Natural gas price realizations, including the effect of hedges, were $3.67/Mcf, down 18% compared to 2011. Oil price realizations, including the effect of hedges, were $101.65/bbl, up 12% compared to 2011.

For this year Cabot’s $1 billion capital plan remains unchanged from prior guidance, with about 65% allocated to the Marcellus, 30% to oil initiatives in Texas and Oklahoma and the remaining 5% to new opportunities. The capital program is expected to be fully funded by cash flow while generating 35-50% production growth and double-digit reserve growth, Cabot said.

In the Eagle Ford Shale, Cabot said its 400-foot downs-pacing program continues to be successful, maintaining a range of EURs between 350,000 and 500,000 boe per well, depending on lateral length. Cabot said it continues to see improvements in EUR per lateral foot as the company refines its lateral placement and completion techniques.

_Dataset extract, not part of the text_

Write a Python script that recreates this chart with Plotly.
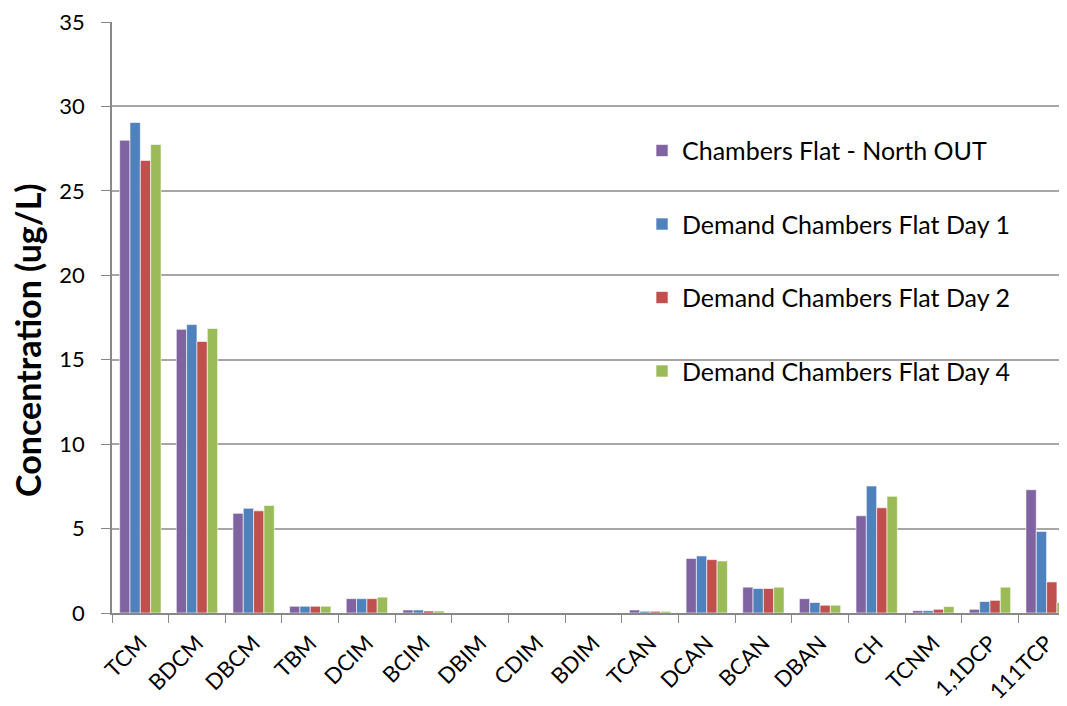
import plotly.graph_objects as go

categories = ["TCM", "BDCM", "DBCM", "TBM", "DCIM", "BCIM", "DBIM", "CDIM", "BDIM",
              "TCAN", "DCAN", "BCAN", "DBAN", "CH", "TCNM", "1,1DCP", "111TCP"]

north_out = [28.0, 16.8, 5.9, 0.4, 0.85, 0.18, 0, 0, 0, 0.18, 3.23, 1.53, 0.85, 5.76, 0.14, 0.22, 7.3]
day1 = [29.05, 17.08, 6.2, 0.4, 0.85, 0.18, 0, 0, 0, 0.1, 3.38, 1.45, 0.62, 7.52, 0.14, 0.68, 4.83]
day2 = [26.8, 16.08, 6.05, 0.4, 0.85, 0.12, 0, 0, 0, 0.1, 3.16, 1.45, 0.46, 6.23, 0.22, 0.75, 1.84]
day4 = [27.75, 16.85, 6.37, 0.4, 0.94, 0.12, 0, 0, 0, 0.1, 3.08, 1.53, 0.46, 6.91, 0.38, 1.53, 0.62]

series_names = ["Chambers Flat - North OUT", "Demand Chambers Flat Day 1",
                "Demand Chambers Flat Day 2", "Demand Chambers Flat Day 4"]
series_values = [north_out, day1, day2, day4]
colors = ["#8064A2", "#4F81BD", "#C0504D", "#9BBB59"]

y_ticks = [0, 5, 10, 15, 20, 25, 30, 35]
y_title = "Concentration (ug/L)"

FONT = "Lato"

fig = go.Figure()
for i, (name, vals, col) in enumerate(zip(series_names, series_values, colors)):
    fig.add_trace(go.Bar(
        x=categories, y=vals, name=name,
        marker=dict(color=col, line=dict(color="rgba(255,255,255,0.6)", width=1)),
        legendgroup=f"g{i}",
    ))

fig.update_layout(
    width=1059, height=698,
    margin=dict(l=104, r=0, t=14, b=93, autoexpand=False),
    paper_bgcolor="white", plot_bgcolor="white",
    barmode="group", bargap=0.27, bargroupgap=0,
    font=dict(family=FONT, size=22, color="black"),
    legend=dict(
        x=0.555, y=0.821, xanchor="left", yanchor="top",
        bgcolor="rgba(0,0,0,0)", font=dict(family=FONT, size=25),
        tracegroupgap=38,
    ),
    showlegend=True,
    annotations=[dict(
        text=f"<b>{y_title}</b>", textangle=-90,
        xref="paper", yref="paper", x=-0.088, y=0.462,
        xanchor="center", yanchor="middle", showarrow=False,
        font=dict(family=FONT, size=34, color="black"),
    )],
)
fig.update_xaxes(
    type="category", range=[-0.5, 16.36], automargin=False,
    tickson="boundaries", ticks="outside", ticklen=8, tickcolor="#888888",
    tickangle=-45, tickfont=dict(family=FONT, size=22),
    ticklabelstandoff=7, ticklabeloverflow="allow",
    showline=True, linecolor="#888888", linewidth=1.5,
    showgrid=False,
)
fig.update_yaxes(
    range=[0, 35], tickvals=y_ticks, automargin=False,
    ticks="outside", ticklen=9, tickcolor="#888888",
    tickfont=dict(family=FONT, size=22),
    ticklabelstandoff=12, ticklabeloverflow="allow",
    showline=True, linecolor="#888888", linewidth=1.5,
    showgrid=True, gridcolor="#A6A6A6", gridwidth=1.5,
    zeroline=False,
)

fig.write_html("out.html")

In the Pearsall Shale, to date nine wells have been drilled with five wells producing, four wells completing or waiting on completion and three wells drilling. “We continue to refine the process of determining the best place to land the laterals in the prospective interval,” said Dinges. “This exploitation project, like the Marmaton before it, requires considerable engineering to optimize cost and well performance.”

In the Marmaton formation, three extended-reach horizontal wells with laterals of about 9,500 feet have an average EUR of 230,000 boe with drilling costs between $4.3 million and $4.5 million, Cabot said. The average initial production rate from the three wells has been 792 boe/d with a 90% oil cut. “This rate does not match our best well in the play, but the profile has been flat after inclining for a period of time,” said Dinges. “We are cautiously optimistic about the well performance and based on the first full year of our Marmaton program we are seeing returns that are consistent with our Eagle Ford program.”